Capture a wide range of data points during underwriting and credit administration to allow for flexibility in deciding what methodology or methodologies to use under CECL. Internal data is superior to external data when estimating components of the allowance for credit losses, but external data is superior to guessing. When using peer data or industry data, an institution should use the results to provide inputs to estimate its own predicted experience (rather than at the output level).
Determine if your data is adequate by comparing your current data availability to the data that is required or useful under the new accounting standard. Additionally, understanding loan-level data collection requirements helps institutions prepare for CECL. Data should be captured on a period basis to minimize compliance risk and adequacy concerns.
The ALLL calculation process must be well-documented and consistently applied to establish a defensible calculation that will satisfy examiners. Communicate with auditors, regulators and your institution’s board of directors to prepare for the CECL transition. It is also important to the use the appropriate loss rate method for ASC 450-20/FAS 5 loans to ensure accurate ALLL calculations. The ALLL calculation process must be well-documented and consistently applied to establish a defensible calculation that will satisfy examiners. Using carefully considered, defensible quantitative analysis rather than a heavily qualitative model should result in a defensible allowance.
Build the ALLL model to be flexible at the institution so it is possible to try different tweaks to the model, i.e., to look-back periods or segmentation, without significant rework.
Review your current allowance and credit risk management practices to identify what can be leveraged when applying the new CECL standard. PD/LGD methods, including PD/LGD/EAD DCF projections, can offer ways for community institutions to leverage externally supported inputs when first-party experience produces meaningless results. Risk ratings are recommended for allowance calculations under CECL because they are one way that institutions can sub-segment their portfolios.
Do not build up reserves in anticipation of CECL — continue to reserve according to GAAP’s incurred loss model until your institution’s CECL implementation date. Many institutions are producing CECL expectations that are less than their current allocation level under incurred loss practices.
In order to forecast loss under CECL, it is important to understand economic trends by using FRED data or other sources. If the forecasted environment does not differ from recent conditions, use recent conditions to estimate allowance for credit losses. If the forecasted environment is different from recent conditions, use information from relevant periods. Consider a window of applicability rather than a look-back window.
CECL requires consideration of not only past events and current conditions but also reasonable and supportable forecasts that affect expected collectability. It is important to become familiar with vintage analysis, as it may become a minimum requirement when calculating and documenting an ALLL calculation under the new guidance. Your institution may need to redesign your calculation processes and data storage systems when preparing for CECL.
Multiple people in your institution should understand and be able to perform the ALLL, ensuring consistent (even if staffing changes) calculation accuracy and defensibility.

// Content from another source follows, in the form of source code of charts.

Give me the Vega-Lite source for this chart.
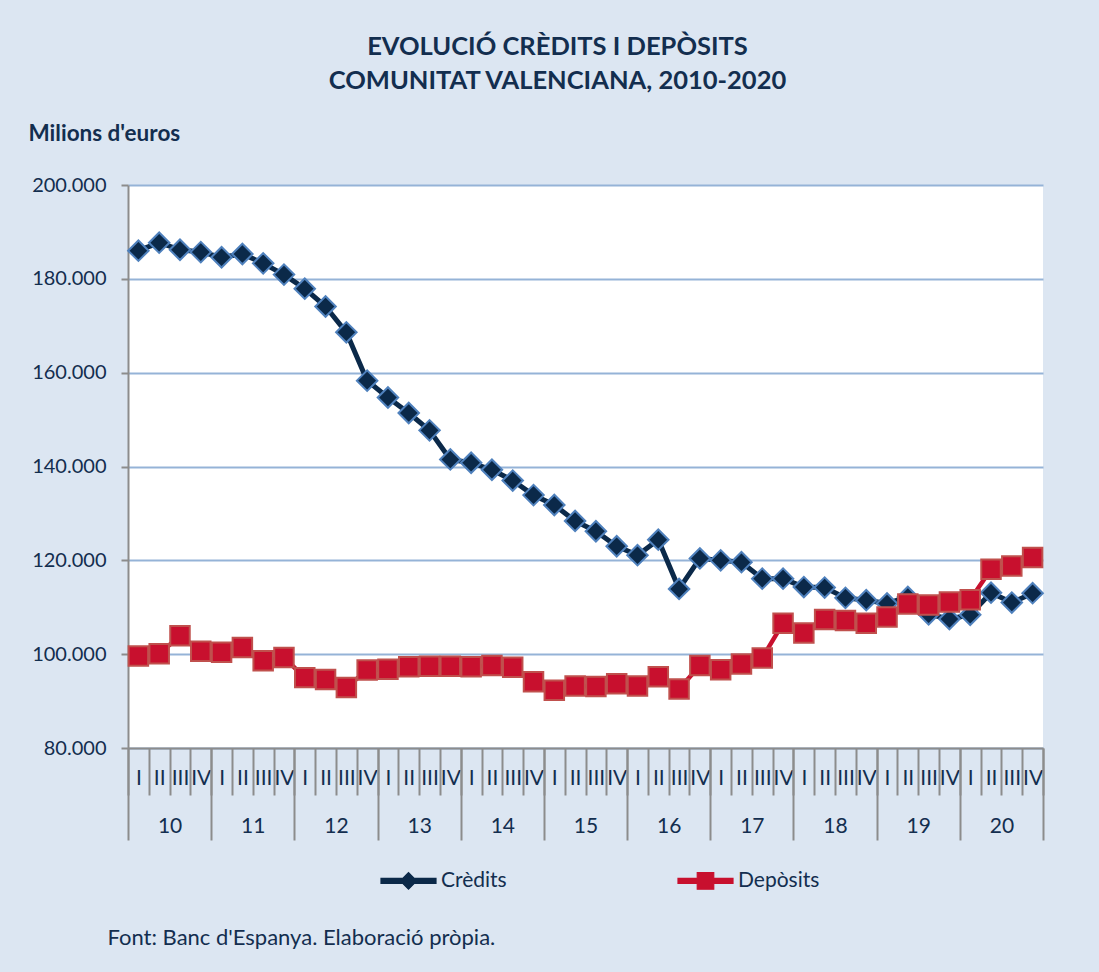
{
  "$schema": "https://vega.github.io/schema/vega-lite/v6.json",
  "width": 915,
  "height": 563,
  "autosize": {"type": "none"},
  "padding": {"left": 128, "top": 185, "right": 56, "bottom": 224},
  "background": "#DCE6F2",
  "config": {"view": {"fill": "#FFFFFF", "stroke": null}, "font": "Lato"},
  "title": {
    "text": ["EVOLUCIÓ CRÈDITS I DEPÒSITS", "COMUNITAT VALENCIANA, 2010-2020"],
    "font": "Lato",
    "fontSize": 25.5,
    "fontWeight": "bold",
    "color": "#132E4F",
    "anchor": "middle",
    "frame": "group",
    "dx": -28,
    "offset": 28,
    "lineHeight": 34
  },
  "data": {
    "values": [
      {"i": 1, "s": "Crèdits", "v": 186000},
      {"i": 2, "s": "Crèdits", "v": 187700},
      {"i": 3, "s": "Crèdits", "v": 186200},
      {"i": 4, "s": "Crèdits", "v": 185700},
      {"i": 5, "s": "Crèdits", "v": 184600},
      {"i": 6, "s": "Crèdits", "v": 185300},
      {"i": 7, "s": "Crèdits", "v": 183300},
      {"i": 8, "s": "Crèdits", "v": 180900},
      {"i": 9, "s": "Crèdits", "v": 177900},
      {"i": 10, "s": "Crèdits", "v": 174100},
      {"i": 11, "s": "Crèdits", "v": 168600},
      {"i": 12, "s": "Crèdits", "v": 158300},
      {"i": 13, "s": "Crèdits", "v": 154700},
      {"i": 14, "s": "Crèdits", "v": 151400},
      {"i": 15, "s": "Crèdits", "v": 147700},
      {"i": 16, "s": "Crèdits", "v": 141500},
      {"i": 17, "s": "Crèdits", "v": 140800},
      {"i": 18, "s": "Crèdits", "v": 139300},
      {"i": 19, "s": "Crèdits", "v": 137000},
      {"i": 20, "s": "Crèdits", "v": 133900},
      {"i": 21, "s": "Crèdits", "v": 131800},
      {"i": 22, "s": "Crèdits", "v": 128400},
      {"i": 23, "s": "Crèdits", "v": 126200},
      {"i": 24, "s": "Crèdits", "v": 123000},
      {"i": 25, "s": "Crèdits", "v": 121100},
      {"i": 26, "s": "Crèdits", "v": 124400},
      {"i": 27, "s": "Crèdits", "v": 113900},
      {"i": 28, "s": "Crèdits", "v": 120400},
      {"i": 29, "s": "Crèdits", "v": 120000},
      {"i": 30, "s": "Crèdits", "v": 119600},
      {"i": 31, "s": "Crèdits", "v": 116100},
      {"i": 32, "s": "Crèdits", "v": 116100},
      {"i": 33, "s": "Crèdits", "v": 114300},
      {"i": 34, "s": "Crèdits", "v": 114200},
      {"i": 35, "s": "Crèdits", "v": 112000},
      {"i": 36, "s": "Crèdits", "v": 111500},
      {"i": 37, "s": "Crèdits", "v": 110800},
      {"i": 38, "s": "Crèdits", "v": 112200},
      {"i": 39, "s": "Crèdits", "v": 108500},
      {"i": 40, "s": "Crèdits", "v": 107500},
      {"i": 41, "s": "Crèdits", "v": 108400},
      {"i": 42, "s": "Crèdits", "v": 113100},
      {"i": 43, "s": "Crèdits", "v": 111000},
      {"i": 44, "s": "Crèdits", "v": 113000},
      {"i": 1, "s": "Depòsits", "v": 99600},
      {"i": 2, "s": "Depòsits", "v": 100100},
      {"i": 3, "s": "Depòsits", "v": 103900},
      {"i": 4, "s": "Depòsits", "v": 100600},
      {"i": 5, "s": "Depòsits", "v": 100400},
      {"i": 6, "s": "Depòsits", "v": 101400},
      {"i": 7, "s": "Depòsits", "v": 98600},
      {"i": 8, "s": "Depòsits", "v": 99300},
      {"i": 9, "s": "Depòsits", "v": 95000},
      {"i": 10, "s": "Depòsits", "v": 94600},
      {"i": 11, "s": "Depòsits", "v": 92900},
      {"i": 12, "s": "Depòsits", "v": 96600},
      {"i": 13, "s": "Depòsits", "v": 96800},
      {"i": 14, "s": "Depòsits", "v": 97300},
      {"i": 15, "s": "Depòsits", "v": 97400},
      {"i": 16, "s": "Depòsits", "v": 97400},
      {"i": 17, "s": "Depòsits", "v": 97300},
      {"i": 18, "s": "Depòsits", "v": 97600},
      {"i": 19, "s": "Depòsits", "v": 97200},
      {"i": 20, "s": "Depòsits", "v": 94100},
      {"i": 21, "s": "Depòsits", "v": 92300},
      {"i": 22, "s": "Depòsits", "v": 93200},
      {"i": 23, "s": "Depòsits", "v": 93100},
      {"i": 24, "s": "Depòsits", "v": 93700},
      {"i": 25, "s": "Depòsits", "v": 93200},
      {"i": 26, "s": "Depòsits", "v": 95200},
      {"i": 27, "s": "Depòsits", "v": 92600},
      {"i": 28, "s": "Depòsits", "v": 97600},
      {"i": 29, "s": "Depòsits", "v": 96700},
      {"i": 30, "s": "Depòsits", "v": 97900},
      {"i": 31, "s": "Depòsits", "v": 99200},
      {"i": 32, "s": "Depòsits", "v": 106600},
      {"i": 33, "s": "Depòsits", "v": 104500},
      {"i": 34, "s": "Depòsits", "v": 107400},
      {"i": 35, "s": "Depòsits", "v": 107200},
      {"i": 36, "s": "Depòsits", "v": 106600},
      {"i": 37, "s": "Depòsits", "v": 107900},
      {"i": 38, "s": "Depòsits", "v": 110700},
      {"i": 39, "s": "Depòsits", "v": 110500},
      {"i": 40, "s": "Depòsits", "v": 111100},
      {"i": 41, "s": "Depòsits", "v": 111600},
      {"i": 42, "s": "Depòsits", "v": 118100},
      {"i": 43, "s": "Depòsits", "v": 118800},
      {"i": 44, "s": "Depòsits", "v": 120600}
    ]
  },
  "encoding": {
    "y": {
      "field": "v", "type": "quantitative",
      "scale": {"domain": [80000, 200000], "nice": false, "zero": false},
      "axis": {
        "values": [80000, 100000, 120000, 140000, 160000, 180000, 200000],
        "labelExpr": "format(datum.value / 1000, 'd') + '.000'",
        "grid": true, "gridColor": "#95B3D7", "gridWidth": 2,
        "domain": true, "domainColor": "#8C8C8C", "domainWidth": 2,
        "ticks": true, "tickColor": "#8C8C8C", "tickWidth": 2, "tickSize": 7,
        "labelFont": "Lato", "labelFontSize": 20, "labelColor": "#132E4F", "labelPadding": 15,
        "title": "Milions d'euros", "titleAngle": 0, "titleX": -100, "titleY": -52,
        "titleAlign": "left", "titleBaseline": "middle",
        "titleFont": "Lato", "titleFontSize": 22.5, "titleFontWeight": "bold", "titleColor": "#132E4F"
      }
    }
  },
  "layer": [
    {
      "transform": [{"filter": {"field": "s", "equal": "Crèdits"}}],
      "mark": {"type": "line", "strokeWidth": 5, "strokeJoin": "round"},
      "encoding": {
        "x": {
          "field": "i", "type": "quantitative",
          "scale": {"domain": [0.5, 44.5], "nice": false, "zero": false},
          "axis": {
            "orient": "bottom",
            "values": [1,2,3,4,5,6,7,8,9,10,11,12,13,14,15,16,17,18,19,20,21,22,23,24,25,26,27,28,29,30,31,32,33,34,35,36,37,38,39,40,41,42,43,44],
            "labelExpr": "['I','II','III','IV'][(datum.value - 1) % 4]",
            "ticks": false, "tickSize": 0, "grid": false,
            "domain": true, "domainColor": "#8C8C8C", "domainWidth": 2,
            "labelFont": "Lato", "labelFontSize": 21, "labelColor": "#132E4F",
            "labelPadding": 30, "labelBaseline": "middle",
            "labelOverlap": false, "labelFlush": false, "title": null
          }
        },
        "color": {
          "field": "s", "type": "nominal",
          "scale": {"domain": ["Crèdits", "Depòsits"], "range": ["#0B2949", "#C8102E"]},
          "legend": {
            "orient": "none", "legendX": 252, "legendY": 667,
            "direction": "horizontal", "title": null, "padding": 0,
            "labelFont": "Lato", "labelFontSize": 21, "labelColor": "#132E4F", "labelOffset": 4,
            "columnPadding": 168, "symbolSize": 3025,
            "encode": {
              "symbols": {
                "update": {
                  "shape": {"signal": "datum.value === 'Crèdits' ? 'M-1,-0.09L-0.21,-0.09L0,-0.3L0.21,-0.09L1,-0.09L1,0.09L0.21,0.09L0,0.3L-0.21,0.09L-1,0.09Z' : 'M-1,-0.09L-0.3,-0.09L-0.3,-0.3L0.3,-0.3L0.3,-0.09L1,-0.09L1,0.09L0.3,0.09L0.3,0.3L-0.3,0.3L-0.3,0.09L-1,0.09Z'"},
                  "fill": {"signal": "datum.value === 'Crèdits' ? '#0B2949' : '#C8102E'"},
                  "stroke": {"signal": "datum.value === 'Crèdits' ? '#4F81BD' : '#C0504D'"},
                  "strokeWidth": {"value": 1.2},
                  "opacity": {"value": 1}
                }
              }
            }
          }
        }
      }
    },
    {
      "transform": [{"filter": {"field": "s", "equal": "Crèdits"}}],
      "mark": {"type": "point", "shape": "diamond", "filled": true, "opacity": 1, "size": 420, "fill": "#0B2949", "stroke": "#4F81BD", "strokeWidth": 2},
      "encoding": {
        "x": {
          "field": "i", "type": "quantitative",
          "scale": {"domain": [0.5, 44.5], "nice": false, "zero": false},
          "axis": {
            "orient": "bottom",
            "values": [0.5,1.5,2.5,3.5,4.5,5.5,6.5,7.5,8.5,9.5,10.5,11.5,12.5,13.5,14.5,15.5,16.5,17.5,18.5,19.5,20.5,21.5,22.5,23.5,24.5,25.5,26.5,27.5,28.5,29.5,30.5,31.5,32.5,33.5,34.5,35.5,36.5,37.5,38.5,39.5,40.5,41.5,42.5,43.5,44.5],
            "labels": false, "ticks": true, "tickSize": 47, "tickColor": "#8C8C8C", "tickWidth": 2,
            "domain": false, "grid": false, "title": null
          }
        }
      }
    },
    {
      "transform": [{"filter": {"field": "s", "equal": "Depòsits"}}],
      "mark": {"type": "line", "strokeWidth": 4.5, "strokeJoin": "round"},
      "encoding": {
        "x": {
          "field": "i", "type": "quantitative",
          "scale": {"domain": [0.5, 44.5], "nice": false, "zero": false},
          "axis": {
            "orient": "bottom",
            "values": [0.5,4.5,8.5,12.5,16.5,20.5,24.5,28.5,32.5,36.5,40.5,44.5],
            "labels": false, "ticks": true, "tickSize": 92, "tickColor": "#8C8C8C", "tickWidth": 2,
            "domain": false, "grid": false, "title": null
          }
        },
        "color": {
          "field": "s", "type": "nominal",
          "scale": {"domain": ["Crèdits", "Depòsits"], "range": ["#0B2949", "#C8102E"]}
        }
      }
    },
    {
      "transform": [{"filter": {"field": "s", "equal": "Depòsits"}}],
      "mark": {"type": "point", "shape": "square", "filled": true, "opacity": 1, "size": 380, "fill": "#C8102E", "stroke": "#C0504D", "strokeWidth": 2},
      "encoding": {
        "x": {
          "field": "i", "type": "quantitative",
          "scale": {"domain": [0.5, 44.5], "nice": false, "zero": false},
          "axis": {
            "orient": "bottom",
            "values": [2.5,6.5,10.5,14.5,18.5,22.5,26.5,30.5,34.5,38.5,42.5],
            "labelExpr": "'' + (10 + floor((datum.value - 0.5) / 4))",
            "ticks": false, "tickSize": 0, "domain": false, "grid": false,
            "labelFont": "Lato", "labelFontSize": 21, "labelColor": "#132E4F",
            "labelPadding": 78, "labelBaseline": "middle", "labelOverlap": false, "labelFlush": false,
            "title": "Font: Banc d'Espanya. Elaboració pròpia.",
            "titleX": -21, "titleY": 189, "titleAlign": "left", "titleBaseline": "middle",
            "titleFont": "Lato", "titleFontSize": 22, "titleFontWeight": "normal", "titleColor": "#132E4F"
          }
        }
      }
    }
  ],
  "resolve": {"axis": {"x": "independent"}}
}
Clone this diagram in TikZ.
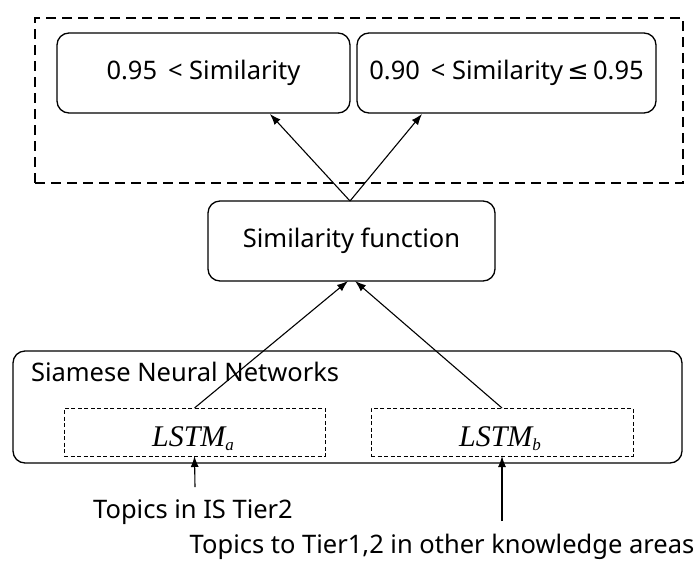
\documentclass[tikz,border=0pt]{standalone}
\usepackage{fontspec}
\setmainfont{Noto Sans}
\newfontfamily\mathserif{Liberation Serif}
\newfontfamily\symfont{DejaVu Sans}
\usetikzlibrary{arrows.meta}
\newcommand\lstmsub[1]{\raisebox{-0.3ex}{\fontsize{17}{17}\selectfont #1}}
\begin{document}
\begin{tikzpicture}[x=1pt,y=-1pt,
  every node/.style={inner sep=0pt, outer sep=0pt, font=\fontsize{25.5}{30}\selectfont},
  roundbox/.style={draw, line width=1.3pt, rounded corners=12pt},
  lstmbox/.style={draw, line width=1pt, dash pattern=on 4pt off 2.5pt},
  groupbox/.style={draw, line width=2.6pt, dash pattern=on 10pt off 6pt},
  arr/.style={line width=1.1pt, -{Latex[length=11pt,width=8pt]}},
  lstm/.style={font=\mathserif\itshape\fontsize{30}{32}\selectfont}
]
\useasboundingbox (0,0) rectangle (700,562);

% threshold group
\node[groupbox, minimum width=648pt, minimum height=165pt] (group) at (359,100.5) {};
\node[roundbox, minimum width=293pt, minimum height=80pt] (b1) at (203.5,73) {0.95\, < Similarity};
\node[roundbox, minimum width=299pt, minimum height=80pt] (b2) at (506.5,73) {0.90\, < Similarity{\symfont\,≤}\,0.95};

% similarity function
\node[roundbox, minimum width=287pt, minimum height=80pt] (sim) at (351.5,241) {Similarity function};

% siamese network
\node[roundbox, minimum width=669pt, minimum height=112pt] (snn) at (347.5,407) {};
\node[anchor=west] (snntitle) at (31,372) {Siamese Neural Networks};
\node[lstmbox, minimum width=261pt, minimum height=48pt] (la) at (194.5,432) {};
\node[lstmbox, minimum width=262pt, minimum height=48pt] (lb) at (502,432) {};
\node[lstm, anchor=base] (lat) at (193,446) {LSTM\lstmsub{a}};
\node[lstm, anchor=base] (lbt) at (500,446) {LSTM\lstmsub{b}};

% inputs
\node (t1) at (193,512) {Topics in IS Tier2};
\node (t2) at (442,547) {Topics to Tier1,2 in other knowledge areas};

% connector ends
\coordinate (simtop) at (350,201);
\coordinate (tipA) at (270,114);
\coordinate (tipB) at (422,114);
\coordinate (simA) at (348,281);
\coordinate (simB) at (355,281);
\coordinate (inA) at (195,487);
\coordinate (inB) at (502,521);

\draw[arr] (simtop) -- (tipA);
\draw[arr] (simtop) -- (tipB);
\draw[arr] (la.north) -- (simA);
\draw[arr] (lb.north) -- (simB);
\draw[arr] (inA) -- (la.south);
\draw[arr] (inB) -- (lb.south);
\end{tikzpicture}
\end{document}
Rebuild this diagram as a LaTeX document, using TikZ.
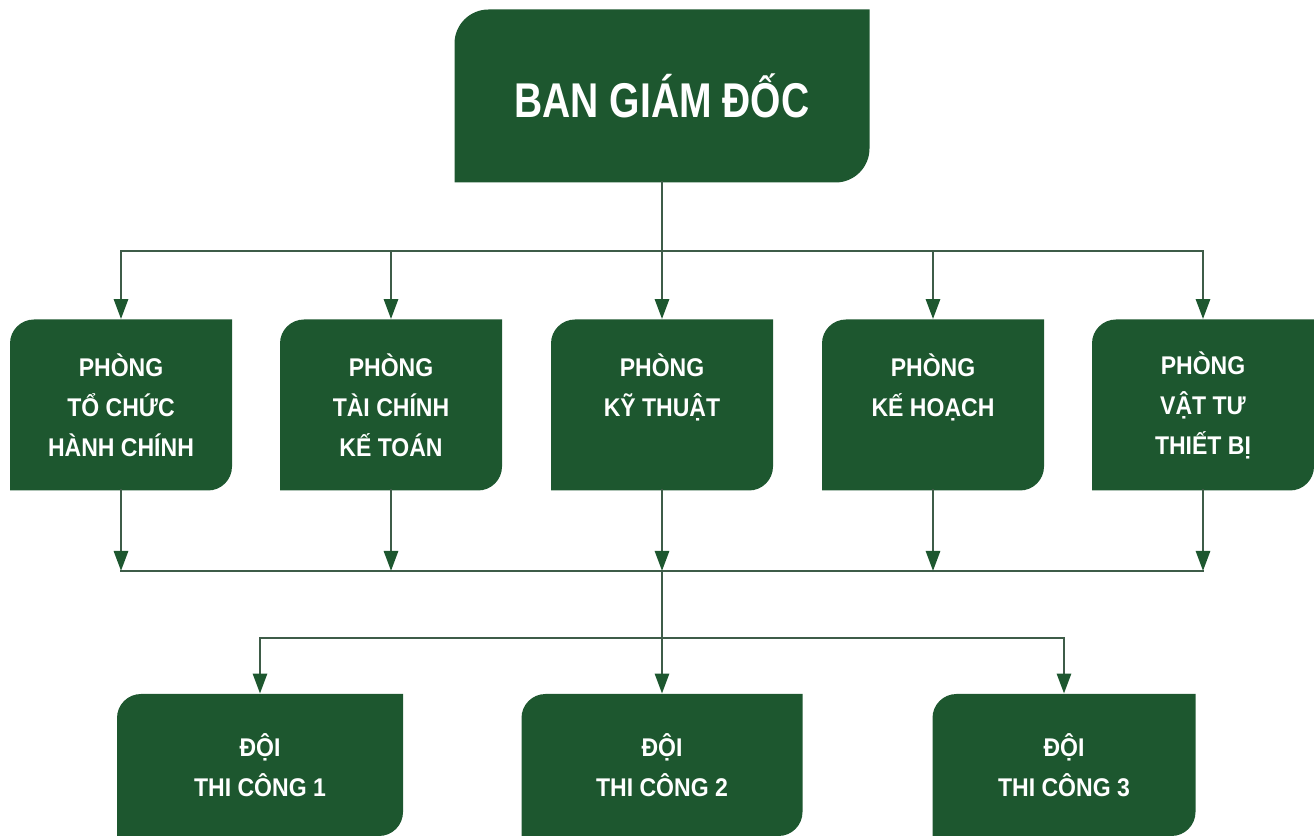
\documentclass[tikz,border=0pt]{standalone}
\usepackage{fontspec}
\setmainfont{Liberation Sans}[FakeStretch=0.9]
\newfontfamily\titlefont{Liberation Sans}[FakeStretch=0.8]
\usepackage{tikz}
\usetikzlibrary{arrows.meta}

\definecolor{boxgreen}{RGB}{29,87,47}
\definecolor{linegreen}{RGB}{62,92,72}
\tikzset{
	leaf/.style={
		path picture={
			\fill[boxgreen] (path picture bounding box.south west)
				-- ([yshift=-#1]path picture bounding box.north west)
				arc[start angle=180, end angle=90, radius=#1]
				-- (path picture bounding box.north east)
				-- ([yshift=#1]path picture bounding box.south east)
				arc[start angle=0, end angle=-90, radius=#1]
				-- cycle;
		}
	}
}

\begin{document}
\begin{tikzpicture}[x=0.5pt, y=-0.5pt]
	\useasboundingbox (0,0) rectangle (1314,839);
	\begin{scope}[every node/.style = {leaf=12pt, text=white, align=center, inner sep=0pt,
			font=\bfseries\fontsize{12.8}{20}\selectfont}]
		\node[leaf=17pt, minimum width=207.5pt, minimum height=86.5pt,
			font=\titlefont\bfseries\fontsize{24.4}{28}\selectfont] (BGD) at (662,96) {BAN GIÁM ĐỐC};
		% phong ban
		\begin{scope}[every node/.append style = {minimum width=111pt, minimum height=85.5pt}]
			\node (P1) at (121,405) {PHÒNG\\TỔ CHỨC\\HÀNH CHÍNH};
			\node (P2) at (391,405) {PHÒNG\\TÀI CHÍNH\\KẾ TOÁN};
			\node (P3) at (662,405) {PHÒNG\\KỸ THUẬT\\\mbox{}};
			\node (P4) at (933,405) {PHÒNG\\KẾ HOẠCH\\\mbox{}};
			\node (P5) at (1203,405) {PHÒNG\\VẬT TƯ\\THIẾT BỊ};
		\end{scope}
		% doi thi cong
		\begin{scope}[every node/.append style = {minimum height=71pt}]
			\node[minimum width=143pt] (D1) at (260,765) {ĐỘI\\THI CÔNG 1};
			\node[minimum width=140.5pt] (D2) at (662,765) {ĐỘI\\THI CÔNG 2};
			\node[minimum width=131.5pt] (D3) at (1064,765) {ĐỘI\\THI CÔNG 3};
		\end{scope}
	\end{scope}
	\foreach \i/\x in {1/121, 2/391, 3/662, 4/933, 5/1203} {
		\coordinate (T\i) at (\x,251);
		\coordinate (B\i) at (\x,571);
	}
	\coordinate (L1) at (260,638);
	\coordinate (L2) at (662,638);
	\coordinate (L3) at (1064,638);
	\begin{scope}[>={Triangle[length=10pt, width=7pt, boxgreen]},
			every edge/.style={draw=linegreen, line width=1.4pt, line cap=rect}]
		\path [-] (BGD) edge (T3);
		\path [-] (T1) edge (T5);
		\path [-] (B1) edge (B5);
		\path [-] (B3) edge (L2);
		\path [-] (L1) edge (L3);
		\foreach \i in {1,...,5} {
			\path [->] (T\i) edge (P\i);
			\path [->] (P\i) edge (B\i);
		}
		\foreach \i in {1,2,3} {
			\path [->] (L\i) edge (D\i);
		}
	\end{scope}
\end{tikzpicture}
\end{document}
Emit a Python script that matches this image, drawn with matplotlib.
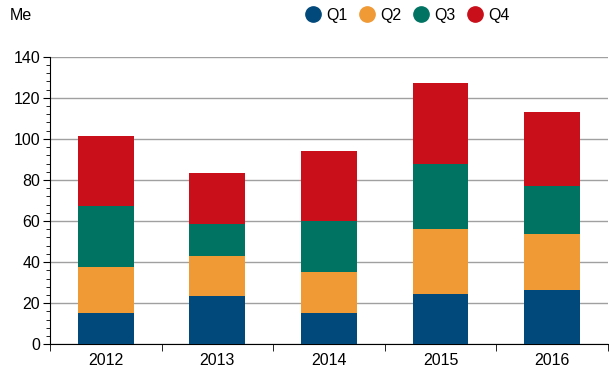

When calculating the ALLL under CECL, the expected life of each segment and/or prepayment behavior will need to be determined before performing any calculation. Staff can familiarize themselves with CECL requirements indicated in topic 326 of FASB’s accounting standards update.
Under the new standard, the allowance for credit losses may be determined using various methods such as discounted cash flow methods, roll-rate methods, probability-of-default methods or methods that utilize an aging schedule. The discounted cash flow technique is not required, but it is the most defensible approach to estimate the collectibility of future cash flows due to its highly auditable framework and methodological alignment with CECL.